**Exercise instructions**: Every entry that follows should be repeated exactly; drop the images.

>> START Data provided

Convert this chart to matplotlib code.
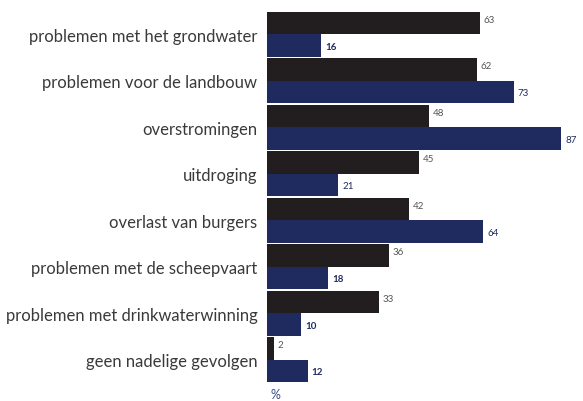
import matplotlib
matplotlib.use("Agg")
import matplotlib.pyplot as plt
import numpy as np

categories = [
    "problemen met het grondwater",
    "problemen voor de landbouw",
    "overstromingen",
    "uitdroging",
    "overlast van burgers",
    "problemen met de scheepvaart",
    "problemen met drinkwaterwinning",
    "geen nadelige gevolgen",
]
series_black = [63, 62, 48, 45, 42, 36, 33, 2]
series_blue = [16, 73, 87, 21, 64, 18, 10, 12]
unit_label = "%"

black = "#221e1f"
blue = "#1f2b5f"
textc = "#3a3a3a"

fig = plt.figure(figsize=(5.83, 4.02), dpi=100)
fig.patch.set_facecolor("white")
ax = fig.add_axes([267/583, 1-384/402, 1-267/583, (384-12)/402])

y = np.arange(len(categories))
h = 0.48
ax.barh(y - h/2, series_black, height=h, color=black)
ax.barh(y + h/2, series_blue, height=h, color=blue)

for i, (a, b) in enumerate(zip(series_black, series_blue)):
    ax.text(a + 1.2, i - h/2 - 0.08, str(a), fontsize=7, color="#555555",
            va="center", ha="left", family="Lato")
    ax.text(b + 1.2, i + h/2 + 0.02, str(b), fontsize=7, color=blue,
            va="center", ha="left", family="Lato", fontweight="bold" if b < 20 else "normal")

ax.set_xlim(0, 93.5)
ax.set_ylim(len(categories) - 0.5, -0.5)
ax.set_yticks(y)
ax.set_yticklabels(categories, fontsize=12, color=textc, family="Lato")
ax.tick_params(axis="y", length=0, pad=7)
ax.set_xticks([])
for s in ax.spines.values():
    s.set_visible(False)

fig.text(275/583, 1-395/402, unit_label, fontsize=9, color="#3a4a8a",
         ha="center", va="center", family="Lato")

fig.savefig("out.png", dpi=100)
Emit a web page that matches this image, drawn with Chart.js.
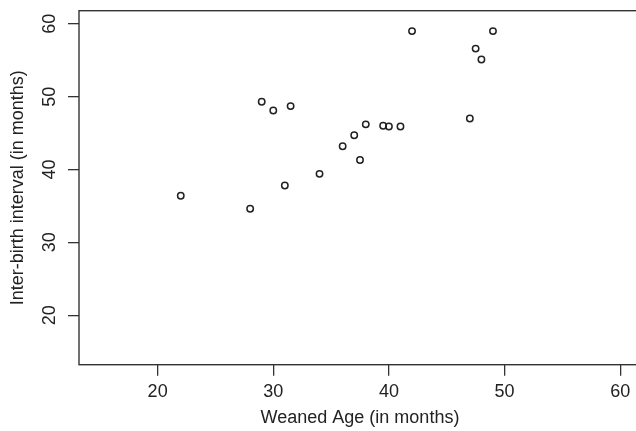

>> END Data provided

**Written answer**:
Convert this chart to matplotlib code.
import matplotlib
matplotlib.use("Agg")
import matplotlib.pyplot as plt
import numpy as np

categories = [
    "problemen met het grondwater",
    "problemen voor de landbouw",
    "overstromingen",
    "uitdroging",
    "overlast van burgers",
    "problemen met de scheepvaart",
    "problemen met drinkwaterwinning",
    "geen nadelige gevolgen",
]
series_black = [63, 62, 48, 45, 42, 36, 33, 2]
series_blue = [16, 73, 87, 21, 64, 18, 10, 12]
unit_label = "%"

black = "#221e1f"
blue = "#1f2b5f"
textc = "#3a3a3a"

fig = plt.figure(figsize=(5.83, 4.02), dpi=100)
fig.patch.set_facecolor("white")
ax = fig.add_axes([267/583, 1-384/402, 1-267/583, (384-12)/402])

y = np.arange(len(categories))
h = 0.48
ax.barh(y - h/2, series_black, height=h, color=black)
ax.barh(y + h/2, series_blue, height=h, color=blue)

for i, (a, b) in enumerate(zip(series_black, series_blue)):
    ax.text(a + 1.2, i - h/2 - 0.08, str(a), fontsize=7, color="#555555",
            va="center", ha="left", family="Lato")
    ax.text(b + 1.2, i + h/2 + 0.02, str(b), fontsize=7, color=blue,
            va="center", ha="left", family="Lato", fontweight="bold" if b < 20 else "normal")

ax.set_xlim(0, 93.5)
ax.set_ylim(len(categories) - 0.5, -0.5)
ax.set_yticks(y)
ax.set_yticklabels(categories, fontsize=12, color=textc, family="Lato")
ax.tick_params(axis="y", length=0, pad=7)
ax.set_xticks([])
for s in ax.spines.values():
    s.set_visible(False)

fig.text(275/583, 1-395/402, unit_label, fontsize=9, color="#3a4a8a",
         ha="center", va="center", family="Lato")

fig.savefig("out.png", dpi=100)
Emit a web page that matches this image, drawn with Chart.js.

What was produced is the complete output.